Filing cabinets were broken open with paperwork thrown into the air as the IDF continued their search.
"Even the medicines they were searching through — of course they were breaking them," Ms Al-Tarabish said.
"They burned them … they wanted to cause the hospital to stop functioning."
IDF says Hamas militants hid at Kamal Adwan
Senior doctors at the Kamal Adwan hospital said it was the only hospital still operational in northern Gaza, and said attacks on the facility continued.
The hospital's director, Dr Hussam Abu Safiya, has been providing regular updates on social media about the status of the facility, warning there is a dire lack of supplies and staff to keep the hospital running.
The ABC has asked the IDF about its conduct during the Kamal Adwan raid, including why soldiers beat injured patients, destroyed medical equipment and supplies, and how many of the men detained were still in Israeli custody.
The IDF did not provide responses, but instead pointed to a statement issued after the hospital siege.
It described the attack as a "precise operation" designed to "thwart terrorist activity and apprehend terrorists".
The IDF said it gave civilians an opportunity to leave the Kamal Adwan compound before it stormed the hospital, and said it had negotiated with the hospital to provide fuel for a generator to keep the hospital operational.
"A number of terrorists — including Hamas terrorists who took part in the October 7th Massacre — had barricaded themselves inside the hospital," the statement said.
"The soldiers apprehended approximately 100 terrorists from the compound, including terrorists who attempted to escape during the evacuation of civilians.
"Inside the hospital, they found weapons, terror funds, and intelligence documents and in the surrounding area."

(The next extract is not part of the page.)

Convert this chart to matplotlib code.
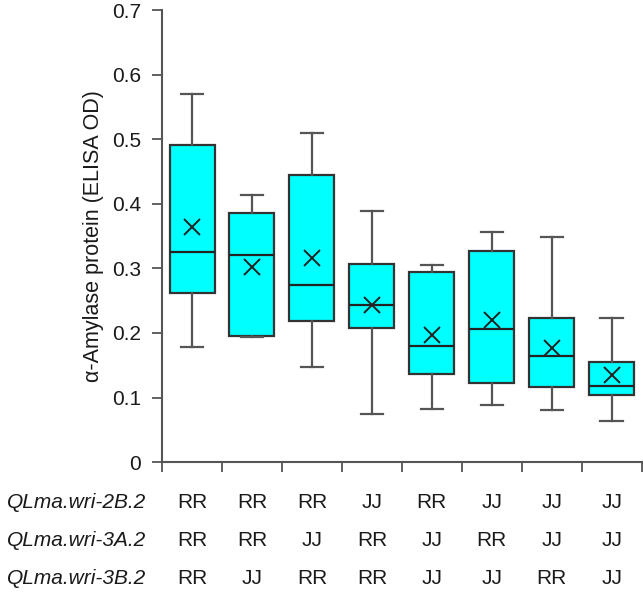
import matplotlib
matplotlib.use("Agg")
import matplotlib.pyplot as plt
import matplotlib.transforms as mtransforms
import numpy as np

plt.rcParams['font.family'] = ['Liberation Sans', 'DejaVu Sans']

# box statistics (one entry per genotype group)
whisker_low = [0.178, 0.194, 0.147, 0.074, 0.083, 0.089, 0.080, 0.063]
q1 = [0.262, 0.196, 0.219, 0.207, 0.137, 0.123, 0.117, 0.104]
median = [0.325, 0.321, 0.274, 0.243, 0.180, 0.206, 0.165, 0.118]
q3 = [0.491, 0.386, 0.445, 0.307, 0.294, 0.327, 0.223, 0.155]
whisker_high = [0.570, 0.414, 0.509, 0.389, 0.305, 0.356, 0.349, 0.223]
means = [0.364, 0.302, 0.316, 0.243, 0.197, 0.220, 0.177, 0.135]

qtl_names = ["QLma.wri-2B.2", "QLma.wri-3A.2", "QLma.wri-3B.2"]
genotypes = [
    ["RR", "RR", "RR", "JJ", "RR", "JJ", "JJ", "JJ"],
    ["RR", "RR", "JJ", "RR", "JJ", "RR", "JJ", "JJ"],
    ["RR", "JJ", "RR", "RR", "JJ", "JJ", "RR", "JJ"],
]

stats = []
for i in range(len(median)):
    stats.append(dict(whislo=whisker_low[i], q1=q1[i], med=median[i],
                      q3=q3[i], whishi=whisker_high[i], mean=means[i], fliers=[]))

fig = plt.figure(figsize=(6.43, 5.94), dpi=100)
ax = fig.add_axes([0.252, 0.222, 0.746, 0.761])

pos = np.arange(1, len(median) + 1)
ax.bxp(stats, positions=pos, widths=0.75, patch_artist=True, showmeans=True,
       boxprops=dict(facecolor='#00FFFF', edgecolor='#333333', linewidth=1.6),
       medianprops=dict(color='#222222', linewidth=1.6),
       whiskerprops=dict(color='#555555', linewidth=1.6),
       capprops=dict(color='#555555', linewidth=1.6),
       meanprops=dict(marker='x', markeredgecolor='#222222', markersize=12,
                      markeredgewidth=1.4))

ax.set_xlim(0.5, len(median) + 0.5)
ax.set_ylim(0, 0.7)
ax.set_yticks(np.arange(0, 0.71, 0.1))
ax.set_yticklabels(['0', '0.1', '0.2', '0.3', '0.4', '0.5', '0.6', '0.7'])
ax.set_xticks(np.arange(0.5, len(median) + 1, 1))
ax.set_xticklabels([])
ax.tick_params(axis='both', direction='out', length=7, width=1.3, color='#555555',
               labelsize=15, labelcolor='#1a1a1a')
ax.tick_params(axis='y', pad=8)
for s in ['top', 'right']:
    ax.spines[s].set_visible(False)
for s in ['left', 'bottom']:
    ax.spines[s].set_color('#555555')
    ax.spines[s].set_linewidth(1.5)

fig.text(94 / 643, 1 - 236 / 594, "\u03b1-Amylase protein (ELISA OD)", fontsize=15.5,
         rotation=90, ha='center', va='center', color='#1a1a1a')

# genotype table below the axis
trans = mtransforms.blended_transform_factory(ax.transData, fig.transFigure)
row_y = [1 - 502 / 594, 1 - 540 / 594, 1 - 579 / 594]
for r, name in enumerate(qtl_names):
    fig.text(146 / 643, row_y[r], name, style='italic', fontsize=15,
             ha='right', va='center', color='#1a1a1a')
    for i, g in enumerate(genotypes[r]):
        ax.text(pos[i], row_y[r], g, transform=trans, fontsize=15,
                ha='center', va='center', color='#1a1a1a')

fig.savefig("out.png", dpi=100)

The IDF said an ambulance driver had confessed during interrogation that Hamas had been using the hospital as a safe haven.
All male members of the medical centre's staff, at least 44 of the 70-strong team, were detained by the army, and only 14 — including the hospital director — were later released, according to local authorities.
Among those taken was the last surgeon at the hospital, Dr Mohammed Obeid.
Dr Abu Safiya has told the ABC some patients will die due to the lack of surgery.
Last month, a United Nations inquiry said it found that Israel carried out a concerted policy of destroying Gaza's healthcare system, suggesting its actions amounted to war crimes.
Concerns have also been raised about Israel's treatment of Palestinian prisoners, and whether confessions have been coerced.